** start **

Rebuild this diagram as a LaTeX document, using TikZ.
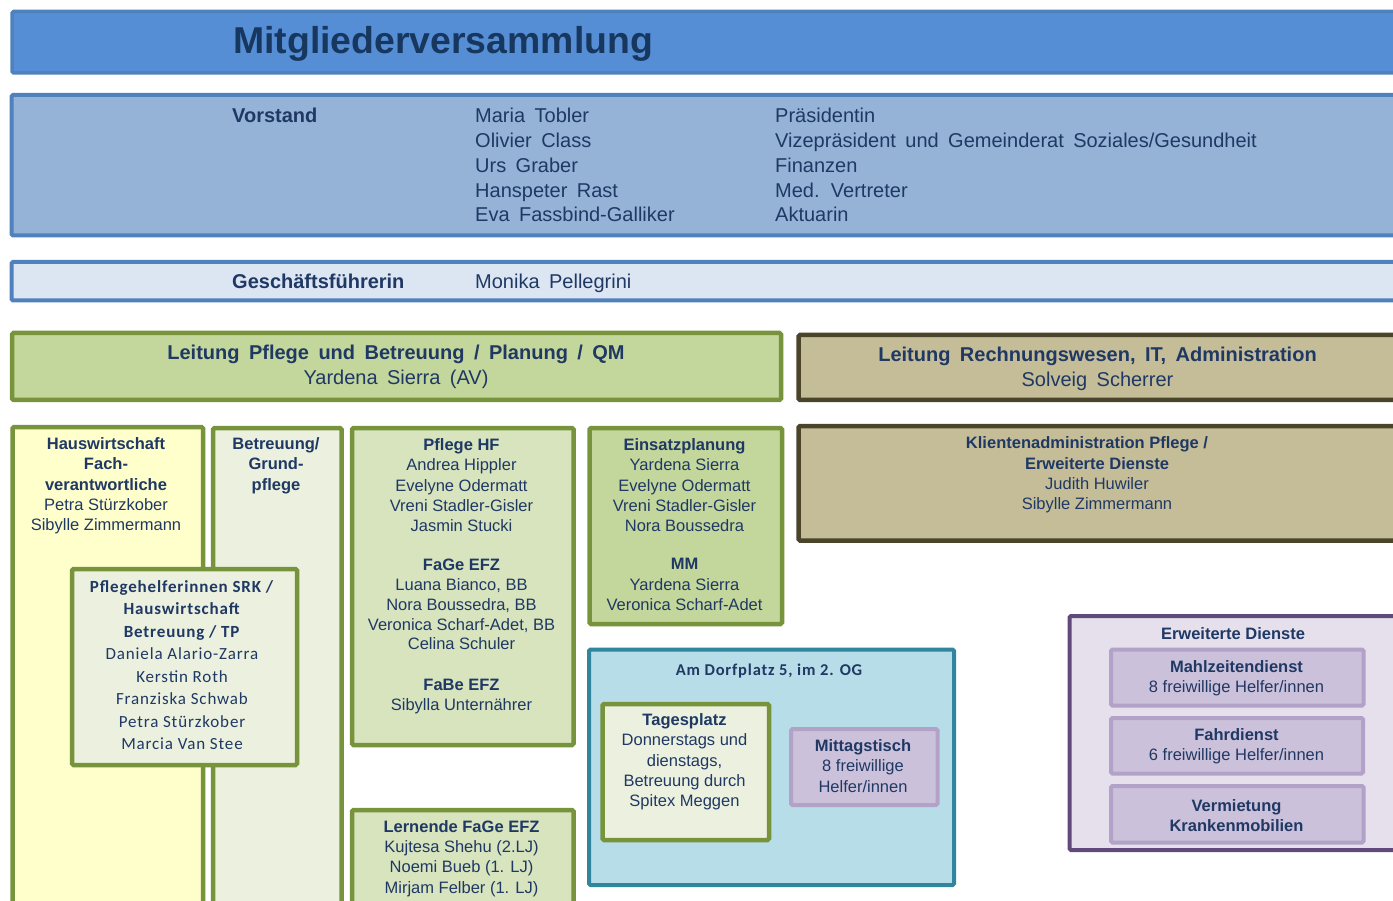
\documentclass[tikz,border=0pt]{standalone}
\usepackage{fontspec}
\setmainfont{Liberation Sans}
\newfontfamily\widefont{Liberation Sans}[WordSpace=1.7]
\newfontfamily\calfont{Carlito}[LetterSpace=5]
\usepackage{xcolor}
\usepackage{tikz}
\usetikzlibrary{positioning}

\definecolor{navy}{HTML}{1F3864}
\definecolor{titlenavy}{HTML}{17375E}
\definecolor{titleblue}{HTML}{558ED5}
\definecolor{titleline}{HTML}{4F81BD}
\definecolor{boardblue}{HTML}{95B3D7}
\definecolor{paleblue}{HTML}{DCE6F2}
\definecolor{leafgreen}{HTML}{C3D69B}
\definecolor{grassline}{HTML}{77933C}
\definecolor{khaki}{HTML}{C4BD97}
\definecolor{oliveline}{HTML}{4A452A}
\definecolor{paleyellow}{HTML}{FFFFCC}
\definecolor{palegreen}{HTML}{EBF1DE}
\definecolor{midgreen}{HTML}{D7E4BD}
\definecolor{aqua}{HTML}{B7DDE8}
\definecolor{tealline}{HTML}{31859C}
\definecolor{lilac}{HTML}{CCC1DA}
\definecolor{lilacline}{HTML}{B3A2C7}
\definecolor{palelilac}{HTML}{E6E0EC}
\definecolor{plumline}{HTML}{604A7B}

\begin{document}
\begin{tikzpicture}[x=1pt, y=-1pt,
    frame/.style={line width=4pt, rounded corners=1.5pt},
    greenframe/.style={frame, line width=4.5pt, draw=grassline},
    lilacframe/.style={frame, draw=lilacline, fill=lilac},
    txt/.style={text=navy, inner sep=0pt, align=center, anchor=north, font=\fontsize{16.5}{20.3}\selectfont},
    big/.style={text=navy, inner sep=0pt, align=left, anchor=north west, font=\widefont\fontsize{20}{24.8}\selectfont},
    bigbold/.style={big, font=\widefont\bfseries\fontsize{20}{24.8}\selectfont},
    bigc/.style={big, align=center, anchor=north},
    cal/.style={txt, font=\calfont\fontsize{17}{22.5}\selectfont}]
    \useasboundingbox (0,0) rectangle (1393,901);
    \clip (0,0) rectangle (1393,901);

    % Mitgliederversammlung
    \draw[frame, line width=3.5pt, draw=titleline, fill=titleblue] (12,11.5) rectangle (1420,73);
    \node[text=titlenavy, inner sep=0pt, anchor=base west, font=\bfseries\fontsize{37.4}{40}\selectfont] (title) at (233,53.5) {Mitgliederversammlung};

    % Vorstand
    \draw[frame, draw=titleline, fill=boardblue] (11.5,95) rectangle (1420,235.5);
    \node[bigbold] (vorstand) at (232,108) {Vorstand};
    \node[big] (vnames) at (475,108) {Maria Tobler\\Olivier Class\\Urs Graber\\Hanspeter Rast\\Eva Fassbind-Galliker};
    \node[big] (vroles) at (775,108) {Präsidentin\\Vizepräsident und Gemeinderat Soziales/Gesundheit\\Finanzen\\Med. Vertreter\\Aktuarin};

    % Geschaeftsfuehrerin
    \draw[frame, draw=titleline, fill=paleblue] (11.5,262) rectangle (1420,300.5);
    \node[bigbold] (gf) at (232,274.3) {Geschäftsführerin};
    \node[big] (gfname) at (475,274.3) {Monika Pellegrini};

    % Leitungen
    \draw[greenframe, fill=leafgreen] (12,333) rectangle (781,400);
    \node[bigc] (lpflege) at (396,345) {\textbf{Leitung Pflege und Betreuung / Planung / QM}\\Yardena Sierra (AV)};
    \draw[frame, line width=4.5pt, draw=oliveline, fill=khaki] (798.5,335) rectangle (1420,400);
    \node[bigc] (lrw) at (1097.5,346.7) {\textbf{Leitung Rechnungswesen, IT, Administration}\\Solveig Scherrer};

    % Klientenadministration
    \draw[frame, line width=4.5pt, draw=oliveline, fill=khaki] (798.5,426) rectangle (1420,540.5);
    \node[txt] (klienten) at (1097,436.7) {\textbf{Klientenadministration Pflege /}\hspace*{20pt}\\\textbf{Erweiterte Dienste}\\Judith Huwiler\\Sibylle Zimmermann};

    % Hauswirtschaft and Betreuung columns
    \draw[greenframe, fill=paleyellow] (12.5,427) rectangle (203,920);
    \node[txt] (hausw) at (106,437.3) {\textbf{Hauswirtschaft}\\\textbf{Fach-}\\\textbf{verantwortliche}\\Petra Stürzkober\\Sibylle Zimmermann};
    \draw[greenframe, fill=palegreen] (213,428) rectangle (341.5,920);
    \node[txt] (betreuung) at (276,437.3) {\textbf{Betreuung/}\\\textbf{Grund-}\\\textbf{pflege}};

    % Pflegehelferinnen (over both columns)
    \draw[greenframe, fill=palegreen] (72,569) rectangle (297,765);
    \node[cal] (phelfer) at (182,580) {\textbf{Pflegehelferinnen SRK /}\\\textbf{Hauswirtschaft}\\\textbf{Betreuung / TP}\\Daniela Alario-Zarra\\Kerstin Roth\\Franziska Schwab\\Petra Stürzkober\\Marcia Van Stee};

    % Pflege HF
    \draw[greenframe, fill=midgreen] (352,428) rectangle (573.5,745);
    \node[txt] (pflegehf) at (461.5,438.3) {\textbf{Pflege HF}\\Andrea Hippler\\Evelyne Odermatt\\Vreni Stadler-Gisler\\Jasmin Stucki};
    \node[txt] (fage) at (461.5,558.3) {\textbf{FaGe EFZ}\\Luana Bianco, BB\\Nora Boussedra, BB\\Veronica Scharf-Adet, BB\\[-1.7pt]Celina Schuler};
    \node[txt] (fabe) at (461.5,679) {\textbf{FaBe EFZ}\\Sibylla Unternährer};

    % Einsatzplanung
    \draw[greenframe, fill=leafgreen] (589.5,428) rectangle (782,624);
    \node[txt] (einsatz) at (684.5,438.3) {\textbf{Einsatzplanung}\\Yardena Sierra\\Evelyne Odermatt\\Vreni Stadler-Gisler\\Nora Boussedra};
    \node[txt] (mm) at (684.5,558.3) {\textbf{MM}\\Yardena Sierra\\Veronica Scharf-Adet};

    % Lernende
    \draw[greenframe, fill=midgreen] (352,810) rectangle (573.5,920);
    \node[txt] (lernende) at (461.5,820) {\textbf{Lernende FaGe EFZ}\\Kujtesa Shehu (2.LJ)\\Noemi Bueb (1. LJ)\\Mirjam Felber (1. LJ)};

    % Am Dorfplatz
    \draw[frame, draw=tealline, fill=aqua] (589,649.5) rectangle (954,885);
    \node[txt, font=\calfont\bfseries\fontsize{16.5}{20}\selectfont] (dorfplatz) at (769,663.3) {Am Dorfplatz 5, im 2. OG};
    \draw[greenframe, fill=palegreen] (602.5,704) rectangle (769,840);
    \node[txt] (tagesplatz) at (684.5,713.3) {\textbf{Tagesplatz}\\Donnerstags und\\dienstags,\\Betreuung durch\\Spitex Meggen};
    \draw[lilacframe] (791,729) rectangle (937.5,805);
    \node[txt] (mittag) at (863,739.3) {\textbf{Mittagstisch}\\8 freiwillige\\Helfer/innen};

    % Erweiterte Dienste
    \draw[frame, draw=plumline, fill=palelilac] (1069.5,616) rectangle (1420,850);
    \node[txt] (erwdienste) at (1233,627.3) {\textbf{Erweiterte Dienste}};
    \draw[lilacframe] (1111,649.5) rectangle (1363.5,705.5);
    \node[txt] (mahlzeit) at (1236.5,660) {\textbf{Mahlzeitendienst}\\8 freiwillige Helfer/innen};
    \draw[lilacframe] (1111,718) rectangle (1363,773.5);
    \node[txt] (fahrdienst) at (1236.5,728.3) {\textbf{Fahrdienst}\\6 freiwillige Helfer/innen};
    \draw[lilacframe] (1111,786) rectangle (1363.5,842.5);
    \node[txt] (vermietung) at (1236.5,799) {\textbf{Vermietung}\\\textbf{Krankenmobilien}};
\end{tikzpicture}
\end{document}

** end **

Restate each line from the start of the listing through the line bearing "inner sep=0pt, anchor=base" word for word. Drop the pictures.

ANSWER TO THE EXERCISE:
Rebuild this diagram as a LaTeX document, using TikZ.
\documentclass[tikz,border=0pt]{standalone}
\usepackage{fontspec}
\setmainfont{Liberation Sans}
\newfontfamily\widefont{Liberation Sans}[WordSpace=1.7]
\newfontfamily\calfont{Carlito}[LetterSpace=5]
\usepackage{xcolor}
\usepackage{tikz}
\usetikzlibrary{positioning}

\definecolor{navy}{HTML}{1F3864}
\definecolor{titlenavy}{HTML}{17375E}
\definecolor{titleblue}{HTML}{558ED5}
\definecolor{titleline}{HTML}{4F81BD}
\definecolor{boardblue}{HTML}{95B3D7}
\definecolor{paleblue}{HTML}{DCE6F2}
\definecolor{leafgreen}{HTML}{C3D69B}
\definecolor{grassline}{HTML}{77933C}
\definecolor{khaki}{HTML}{C4BD97}
\definecolor{oliveline}{HTML}{4A452A}
\definecolor{paleyellow}{HTML}{FFFFCC}
\definecolor{palegreen}{HTML}{EBF1DE}
\definecolor{midgreen}{HTML}{D7E4BD}
\definecolor{aqua}{HTML}{B7DDE8}
\definecolor{tealline}{HTML}{31859C}
\definecolor{lilac}{HTML}{CCC1DA}
\definecolor{lilacline}{HTML}{B3A2C7}
\definecolor{palelilac}{HTML}{E6E0EC}
\definecolor{plumline}{HTML}{604A7B}

\begin{document}
\begin{tikzpicture}[x=1pt, y=-1pt,
    frame/.style={line width=4pt, rounded corners=1.5pt},
    greenframe/.style={frame, line width=4.5pt, draw=grassline},
    lilacframe/.style={frame, draw=lilacline, fill=lilac},
    txt/.style={text=navy, inner sep=0pt, align=center, anchor=north, font=\fontsize{16.5}{20.3}\selectfont},
    big/.style={text=navy, inner sep=0pt, align=left, anchor=north west, font=\widefont\fontsize{20}{24.8}\selectfont},
    bigbold/.style={big, font=\widefont\bfseries\fontsize{20}{24.8}\selectfont},
    bigc/.style={big, align=center, anchor=north},
    cal/.style={txt, font=\calfont\fontsize{17}{22.5}\selectfont}]
    \useasboundingbox (0,0) rectangle (1393,901);
    \clip (0,0) rectangle (1393,901);

    % Mitgliederversammlung
    \draw[frame, line width=3.5pt, draw=titleline, fill=titleblue] (12,11.5) rectangle (1420,73);
    \node[text=titlenavy, inner sep=0pt, anchor=base west, font=\bfseries\fontsize{37.4}{40}\selectfont] (title) at (233,53.5) {Mitgliederversammlung};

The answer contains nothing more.